### GOAL
Set down the full listing exactly as given. Any pictures are to be left out.

### DATA EXCERPT

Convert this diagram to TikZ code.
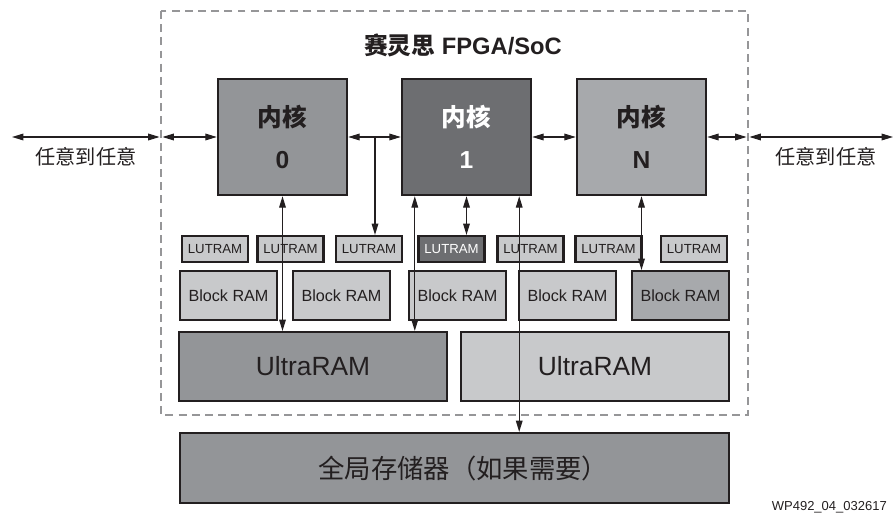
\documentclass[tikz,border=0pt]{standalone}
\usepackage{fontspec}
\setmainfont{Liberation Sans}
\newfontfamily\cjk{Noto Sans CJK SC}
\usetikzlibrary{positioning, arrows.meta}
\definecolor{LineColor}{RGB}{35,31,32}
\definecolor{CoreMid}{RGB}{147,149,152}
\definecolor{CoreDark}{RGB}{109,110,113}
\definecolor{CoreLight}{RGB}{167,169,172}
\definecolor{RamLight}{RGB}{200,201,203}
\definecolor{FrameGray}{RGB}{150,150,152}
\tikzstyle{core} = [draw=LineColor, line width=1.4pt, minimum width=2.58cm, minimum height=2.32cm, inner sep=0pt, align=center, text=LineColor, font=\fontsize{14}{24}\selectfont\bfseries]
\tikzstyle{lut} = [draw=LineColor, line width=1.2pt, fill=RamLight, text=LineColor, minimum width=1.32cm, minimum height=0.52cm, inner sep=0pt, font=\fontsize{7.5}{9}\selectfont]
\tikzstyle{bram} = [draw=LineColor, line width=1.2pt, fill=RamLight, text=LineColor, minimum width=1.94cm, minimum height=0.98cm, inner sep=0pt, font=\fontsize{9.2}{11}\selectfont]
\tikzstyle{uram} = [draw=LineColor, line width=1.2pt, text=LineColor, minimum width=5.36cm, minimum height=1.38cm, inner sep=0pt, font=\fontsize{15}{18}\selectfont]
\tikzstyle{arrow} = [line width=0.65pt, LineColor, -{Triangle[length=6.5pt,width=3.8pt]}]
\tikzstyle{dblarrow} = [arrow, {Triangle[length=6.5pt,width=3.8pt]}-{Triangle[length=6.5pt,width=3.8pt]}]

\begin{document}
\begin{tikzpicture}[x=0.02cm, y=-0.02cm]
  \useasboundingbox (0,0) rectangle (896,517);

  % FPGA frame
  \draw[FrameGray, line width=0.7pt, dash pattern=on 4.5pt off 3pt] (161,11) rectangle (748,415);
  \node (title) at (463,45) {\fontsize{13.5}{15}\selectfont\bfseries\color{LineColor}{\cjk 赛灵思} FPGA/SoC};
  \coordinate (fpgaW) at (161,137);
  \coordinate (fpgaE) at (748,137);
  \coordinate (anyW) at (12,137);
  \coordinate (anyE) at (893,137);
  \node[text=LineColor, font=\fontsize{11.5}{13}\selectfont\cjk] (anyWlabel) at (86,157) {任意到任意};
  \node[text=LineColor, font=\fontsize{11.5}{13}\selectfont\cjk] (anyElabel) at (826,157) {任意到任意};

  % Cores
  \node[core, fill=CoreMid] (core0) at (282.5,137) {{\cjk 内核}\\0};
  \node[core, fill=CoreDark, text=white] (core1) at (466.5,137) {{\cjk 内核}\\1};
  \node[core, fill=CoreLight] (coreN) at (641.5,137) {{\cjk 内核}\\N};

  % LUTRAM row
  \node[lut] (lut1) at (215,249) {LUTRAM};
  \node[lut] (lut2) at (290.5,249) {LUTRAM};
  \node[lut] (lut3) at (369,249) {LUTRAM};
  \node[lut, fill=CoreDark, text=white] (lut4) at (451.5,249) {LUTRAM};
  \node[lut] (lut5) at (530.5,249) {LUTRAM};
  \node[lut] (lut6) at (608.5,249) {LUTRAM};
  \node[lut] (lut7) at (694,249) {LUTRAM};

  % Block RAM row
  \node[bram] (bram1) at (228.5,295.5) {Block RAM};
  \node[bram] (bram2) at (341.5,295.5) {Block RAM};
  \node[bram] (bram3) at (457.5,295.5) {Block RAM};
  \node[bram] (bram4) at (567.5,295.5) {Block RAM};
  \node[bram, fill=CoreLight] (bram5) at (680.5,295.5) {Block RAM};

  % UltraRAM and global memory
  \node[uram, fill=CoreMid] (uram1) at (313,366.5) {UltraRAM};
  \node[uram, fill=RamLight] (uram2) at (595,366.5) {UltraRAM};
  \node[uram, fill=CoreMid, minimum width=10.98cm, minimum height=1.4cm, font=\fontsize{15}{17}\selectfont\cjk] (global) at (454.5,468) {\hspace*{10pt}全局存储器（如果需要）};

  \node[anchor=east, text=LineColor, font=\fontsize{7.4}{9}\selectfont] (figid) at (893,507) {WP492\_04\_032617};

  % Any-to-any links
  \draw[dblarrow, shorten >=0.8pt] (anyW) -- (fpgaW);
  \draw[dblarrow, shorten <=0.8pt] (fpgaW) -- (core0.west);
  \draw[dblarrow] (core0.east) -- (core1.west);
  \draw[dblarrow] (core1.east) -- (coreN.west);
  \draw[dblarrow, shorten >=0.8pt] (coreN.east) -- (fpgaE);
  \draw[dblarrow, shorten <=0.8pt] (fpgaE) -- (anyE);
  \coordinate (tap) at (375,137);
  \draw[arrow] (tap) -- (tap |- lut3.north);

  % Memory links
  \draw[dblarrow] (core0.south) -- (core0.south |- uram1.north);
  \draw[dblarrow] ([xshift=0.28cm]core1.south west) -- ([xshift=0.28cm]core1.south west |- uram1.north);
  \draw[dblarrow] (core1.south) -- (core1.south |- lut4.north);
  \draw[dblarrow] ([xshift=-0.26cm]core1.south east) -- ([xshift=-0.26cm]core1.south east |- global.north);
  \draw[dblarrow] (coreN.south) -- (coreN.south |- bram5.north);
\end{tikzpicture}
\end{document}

### WRITTEN RESPONSE
Convert this diagram to TikZ code.
\documentclass[tikz,border=0pt]{standalone}
\usepackage{fontspec}
\setmainfont{Liberation Sans}
\newfontfamily\cjk{Noto Sans CJK SC}
\usetikzlibrary{positioning, arrows.meta}
\definecolor{LineColor}{RGB}{35,31,32}
\definecolor{CoreMid}{RGB}{147,149,152}
\definecolor{CoreDark}{RGB}{109,110,113}
\definecolor{CoreLight}{RGB}{167,169,172}
\definecolor{RamLight}{RGB}{200,201,203}
\definecolor{FrameGray}{RGB}{150,150,152}
\tikzstyle{core} = [draw=LineColor, line width=1.4pt, minimum width=2.58cm, minimum height=2.32cm, inner sep=0pt, align=center, text=LineColor, font=\fontsize{14}{24}\selectfont\bfseries]
\tikzstyle{lut} = [draw=LineColor, line width=1.2pt, fill=RamLight, text=LineColor, minimum width=1.32cm, minimum height=0.52cm, inner sep=0pt, font=\fontsize{7.5}{9}\selectfont]
\tikzstyle{bram} = [draw=LineColor, line width=1.2pt, fill=RamLight, text=LineColor, minimum width=1.94cm, minimum height=0.98cm, inner sep=0pt, font=\fontsize{9.2}{11}\selectfont]
\tikzstyle{uram} = [draw=LineColor, line width=1.2pt, text=LineColor, minimum width=5.36cm, minimum height=1.38cm, inner sep=0pt, font=\fontsize{15}{18}\selectfont]
\tikzstyle{arrow} = [line width=0.65pt, LineColor, -{Triangle[length=6.5pt,width=3.8pt]}]
\tikzstyle{dblarrow} = [arrow, {Triangle[length=6.5pt,width=3.8pt]}-{Triangle[length=6.5pt,width=3.8pt]}]

\begin{document}
\begin{tikzpicture}[x=0.02cm, y=-0.02cm]
  \useasboundingbox (0,0) rectangle (896,517);

  % FPGA frame
  \draw[FrameGray, line width=0.7pt, dash pattern=on 4.5pt off 3pt] (161,11) rectangle (748,415);
  \node (title) at (463,45) {\fontsize{13.5}{15}\selectfont\bfseries\color{LineColor}{\cjk 赛灵思} FPGA/SoC};
  \coordinate (fpgaW) at (161,137);
  \coordinate (fpgaE) at (748,137);
  \coordinate (anyW) at (12,137);
  \coordinate (anyE) at (893,137);
  \node[text=LineColor, font=\fontsize{11.5}{13}\selectfont\cjk] (anyWlabel) at (86,157) {任意到任意};
  \node[text=LineColor, font=\fontsize{11.5}{13}\selectfont\cjk] (anyElabel) at (826,157) {任意到任意};

  % Cores
  \node[core, fill=CoreMid] (core0) at (282.5,137) {{\cjk 内核}\\0};
  \node[core, fill=CoreDark, text=white] (core1) at (466.5,137) {{\cjk 内核}\\1};
  \node[core, fill=CoreLight] (coreN) at (641.5,137) {{\cjk 内核}\\N};

  % LUTRAM row
  \node[lut] (lut1) at (215,249) {LUTRAM};
  \node[lut] (lut2) at (290.5,249) {LUTRAM};
  \node[lut] (lut3) at (369,249) {LUTRAM};
  \node[lut, fill=CoreDark, text=white] (lut4) at (451.5,249) {LUTRAM};
  \node[lut] (lut5) at (530.5,249) {LUTRAM};
  \node[lut] (lut6) at (608.5,249) {LUTRAM};
  \node[lut] (lut7) at (694,249) {LUTRAM};

  % Block RAM row
  \node[bram] (bram1) at (228.5,295.5) {Block RAM};
  \node[bram] (bram2) at (341.5,295.5) {Block RAM};
  \node[bram] (bram3) at (457.5,295.5) {Block RAM};
  \node[bram] (bram4) at (567.5,295.5) {Block RAM};
  \node[bram, fill=CoreLight] (bram5) at (680.5,295.5) {Block RAM};

  % UltraRAM and global memory
  \node[uram, fill=CoreMid] (uram1) at (313,366.5) {UltraRAM};
  \node[uram, fill=RamLight] (uram2) at (595,366.5) {UltraRAM};
  \node[uram, fill=CoreMid, minimum width=10.98cm, minimum height=1.4cm, font=\fontsize{15}{17}\selectfont\cjk] (global) at (454.5,468) {\hspace*{10pt}全局存储器（如果需要）};

  \node[anchor=east, text=LineColor, font=\fontsize{7.4}{9}\selectfont] (figid) at (893,507) {WP492\_04\_032617};

  % Any-to-any links
  \draw[dblarrow, shorten >=0.8pt] (anyW) -- (fpgaW);
  \draw[dblarrow, shorten <=0.8pt] (fpgaW) -- (core0.west);
  \draw[dblarrow] (core0.east) -- (core1.west);
  \draw[dblarrow] (core1.east) -- (coreN.west);
  \draw[dblarrow, shorten >=0.8pt] (coreN.east) -- (fpgaE);
  \draw[dblarrow, shorten <=0.8pt] (fpgaE) -- (anyE);
  \coordinate (tap) at (375,137);
  \draw[arrow] (tap) -- (tap |- lut3.north);

  % Memory links
  \draw[dblarrow] (core0.south) -- (core0.south |- uram1.north);
  \draw[dblarrow] ([xshift=0.28cm]core1.south west) -- ([xshift=0.28cm]core1.south west |- uram1.north);
  \draw[dblarrow] (core1.south) -- (core1.south |- lut4.north);
  \draw[dblarrow] ([xshift=-0.26cm]core1.south east) -- ([xshift=-0.26cm]core1.south east |- global.north);
  \draw[dblarrow] (coreN.south) -- (coreN.south |- bram5.north);
\end{tikzpicture}
\end{document}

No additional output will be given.